DESCRIPTION OF THE TASK
Exclude the pictures and reproduce the remaining data exactly as written.

++++++++++++++++++++

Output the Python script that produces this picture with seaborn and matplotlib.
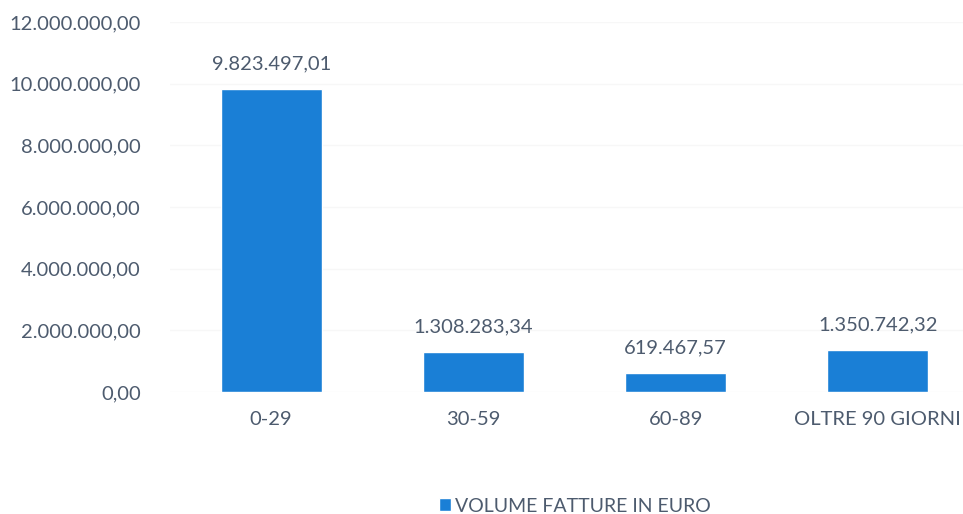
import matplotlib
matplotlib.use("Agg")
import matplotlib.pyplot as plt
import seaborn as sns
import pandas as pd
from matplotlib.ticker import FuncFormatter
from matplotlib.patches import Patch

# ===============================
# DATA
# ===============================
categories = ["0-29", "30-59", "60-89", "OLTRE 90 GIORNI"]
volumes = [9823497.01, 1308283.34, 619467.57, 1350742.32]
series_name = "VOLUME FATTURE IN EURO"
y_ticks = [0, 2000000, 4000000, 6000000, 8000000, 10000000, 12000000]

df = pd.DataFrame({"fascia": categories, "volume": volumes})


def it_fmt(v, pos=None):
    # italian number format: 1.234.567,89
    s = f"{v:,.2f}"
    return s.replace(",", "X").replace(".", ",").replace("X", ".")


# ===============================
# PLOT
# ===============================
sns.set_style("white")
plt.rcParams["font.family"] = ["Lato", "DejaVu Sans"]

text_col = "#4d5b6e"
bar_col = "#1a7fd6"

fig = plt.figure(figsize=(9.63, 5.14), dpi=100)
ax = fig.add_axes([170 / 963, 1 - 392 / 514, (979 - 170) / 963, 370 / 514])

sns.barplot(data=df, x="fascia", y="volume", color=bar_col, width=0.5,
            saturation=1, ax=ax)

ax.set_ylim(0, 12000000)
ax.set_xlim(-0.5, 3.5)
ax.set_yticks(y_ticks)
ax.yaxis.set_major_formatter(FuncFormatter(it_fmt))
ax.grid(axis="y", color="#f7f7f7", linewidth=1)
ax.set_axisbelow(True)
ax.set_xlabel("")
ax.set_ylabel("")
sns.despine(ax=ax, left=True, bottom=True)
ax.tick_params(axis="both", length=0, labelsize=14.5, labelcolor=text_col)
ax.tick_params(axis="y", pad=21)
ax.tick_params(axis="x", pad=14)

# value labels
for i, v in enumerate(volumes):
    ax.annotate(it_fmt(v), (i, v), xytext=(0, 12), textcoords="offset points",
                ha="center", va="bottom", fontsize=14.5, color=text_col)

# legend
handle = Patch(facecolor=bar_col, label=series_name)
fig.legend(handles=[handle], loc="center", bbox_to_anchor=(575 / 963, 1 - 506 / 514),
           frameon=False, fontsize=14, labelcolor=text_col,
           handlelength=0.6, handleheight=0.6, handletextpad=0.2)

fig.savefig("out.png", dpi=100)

++++++++++++++++++++

FINAL RESULT
Output the Python script that produces this picture with seaborn and matplotlib.
import matplotlib
matplotlib.use("Agg")
import matplotlib.pyplot as plt
import seaborn as sns
import pandas as pd
from matplotlib.ticker import FuncFormatter
from matplotlib.patches import Patch

# ===============================
# DATA
# ===============================
categories = ["0-29", "30-59", "60-89", "OLTRE 90 GIORNI"]
volumes = [9823497.01, 1308283.34, 619467.57, 1350742.32]
series_name = "VOLUME FATTURE IN EURO"
y_ticks = [0, 2000000, 4000000, 6000000, 8000000, 10000000, 12000000]

df = pd.DataFrame({"fascia": categories, "volume": volumes})


def it_fmt(v, pos=None):
    # italian number format: 1.234.567,89
    s = f"{v:,.2f}"
    return s.replace(",", "X").replace(".", ",").replace("X", ".")


# ===============================
# PLOT
# ===============================
sns.set_style("white")
plt.rcParams["font.family"] = ["Lato", "DejaVu Sans"]

text_col = "#4d5b6e"
bar_col = "#1a7fd6"

fig = plt.figure(figsize=(9.63, 5.14), dpi=100)
ax = fig.add_axes([170 / 963, 1 - 392 / 514, (979 - 170) / 963, 370 / 514])

sns.barplot(data=df, x="fascia", y="volume", color=bar_col, width=0.5,
            saturation=1, ax=ax)

ax.set_ylim(0, 12000000)
ax.set_xlim(-0.5, 3.5)
ax.set_yticks(y_ticks)
ax.yaxis.set_major_formatter(FuncFormatter(it_fmt))
ax.grid(axis="y", color="#f7f7f7", linewidth=1)
ax.set_axisbelow(True)
ax.set_xlabel("")
ax.set_ylabel("")
sns.despine(ax=ax, left=True, bottom=True)
ax.tick_params(axis="both", length=0, labelsize=14.5, labelcolor=text_col)
ax.tick_params(axis="y", pad=21)
ax.tick_params(axis="x", pad=14)

# value labels
for i, v in enumerate(volumes):
    ax.annotate(it_fmt(v), (i, v), xytext=(0, 12), textcoords="offset points",
                ha="center", va="bottom", fontsize=14.5, color=text_col)

# legend
handle = Patch(facecolor=bar_col, label=series_name)
fig.legend(handles=[handle], loc="center", bbox_to_anchor=(575 / 963, 1 - 506 / 514),
           frameon=False, fontsize=14, labelcolor=text_col,
           handlelength=0.6, handleheight=0.6, handletextpad=0.2)

fig.savefig("out.png", dpi=100)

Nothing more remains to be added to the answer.